Nas conversas com os anfitriões, os selecionados do projeto ouviam histórias sobre o processo de fabriqueta de farinha de mandioca e rapadura pelas comunidades quilombolas e de luta pela terra, como no caso de dona Geralda, que foi perseguida na época da ditadura e ameaçada de morte porque os vizinhos queriam suas terras.

Para Rafael, a experiência o fez mudar como pesquisador também. “É preciso observar os problemas, construir indicadores que realmente refletem a realidade das comunidades e pensar em como transformar o território em saudável e sustentável. Ouvir as pessoas e ver o que podemos fazer por eles, como realmente desenvolver uma pesquisa que atenda às necessidades e realidades das pessoas fez parte do meu processo de transformação como pesquisador e agora utilizaremos esses elementos no projeto”, afirmou.

A preocupação com as questões ambientais também esteve presente durante a caminhada. O objetivo do projeto é chamar atenção do participante para o meio ambiente, a crise hídrica e o processo de desertificação que ameaçam a região, refletindo sobre as mudanças necessárias para manter os cursos d’água e os cuidados ambientais, temas de conversas durante as paradas. Esta edição trouxe como tema o Diálogo e também comemorou os 30 anos da criação do Parque Nacional Grande Sertão Veredas, o maior parque do bioma cerrado no Brasil.

Manejo das águas

A região do Parque Nacional Grande Sertão Veredas, norte de Minas Gerais, é marcada por grandes contradições. A água é um grande problema e não é pela escassez. Ao mesmo tempo em que a região abriga um grande quantidade do recurso, ela não é segura e adequada para uso, por estar contaminada. Há uma grande prevalência de doenças parasitosas e alguns casos de doença de Chagas e grande uso de agrotóxico nas chapadas.

Pela ação humana, nas últimas décadas, o espaço vem sendo atingido por uma crise hídrica, com seca de veredas, assoreamento de cursos d’água e a ameaça de desertificação. Para conscientizar a população local, o PSAT realizou uma roda de conversa com os moradores sobre saúde, saneamento e água, com base na Política Nacional de Saneamento Rural (PNSR), apresentando soluções sustentáveis e marcos legais do saneamento. Integraram a roda o coordenador do PSAT, Jorge Machado, a pesquisadora da Fiocruz Brasília Gislei Knierin, a representante da Universidade Federal de Minas Gerais Bárbarah Silva e a representante da Fiocruz Minas Gerais – Instituto René Rachou (IRR) Josiane Matos. Cerca de 60 moradores e autoridades participaram da atividade.

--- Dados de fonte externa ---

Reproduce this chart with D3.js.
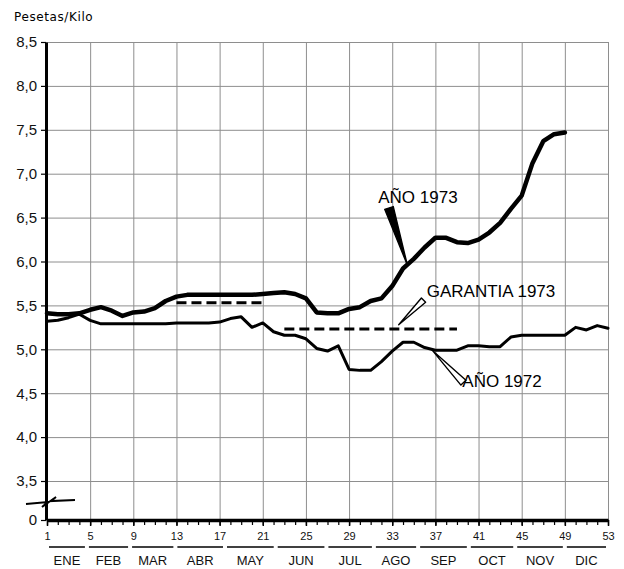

A roda surgiu de uma imersão em cinco comunidades locais, com escuta da população do território, pelo projeto “Construção de Territórios Saudáveis e Sustentáveis, no Mosaico Grande Sertão Veredas-Pandeiros-Peruaçu, no noroeste de Minas Gerais, por meio da implantação de uma governança em rede que incorpore ações intersetoriais, programáticas e participativas do SUS”, aprovado no edital Ideias Inovadoras da Fiocruz. O coordenador do projeto, Jorge Machado, avalia que a roda de conversa ampliou o horizonte do território de ação da Fiocruz. 

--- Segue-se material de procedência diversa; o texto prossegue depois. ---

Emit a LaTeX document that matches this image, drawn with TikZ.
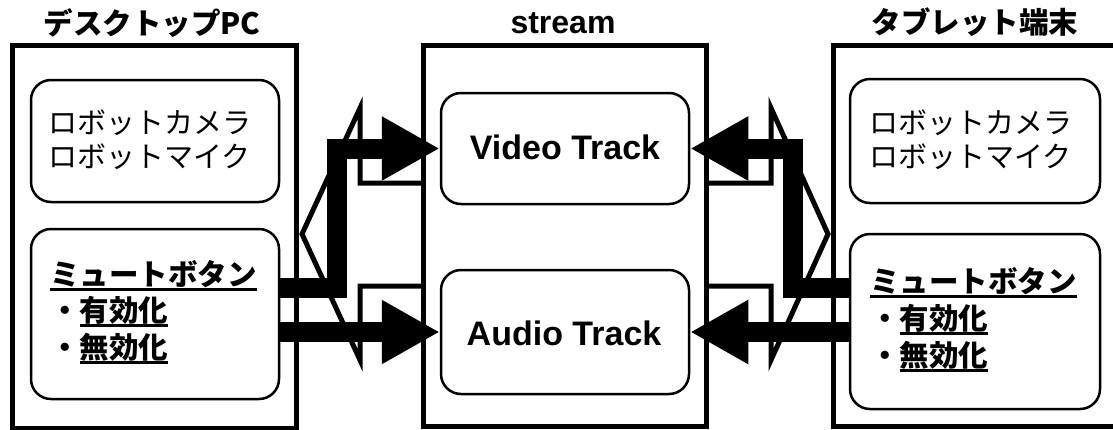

Além da questão da água, a região enfrenta uma condição socioeconômica vulnerável, dificuldade de acesso e de melhorias econômicas e analfabetismo adulto. Não há políticas públicas específicas para os sertanejos, comunidades tradicionais e rurais que ali vivem. Apesar da grande biodiversidade da região, com plantas medicinais e uma série de potencialidades artesanais, de agricultura familiar e agroecologia, há insegurança alimentar na comunidade. Mesmo com problemas, os moradores não desejam sair da região e o motivo é simples: o sossego.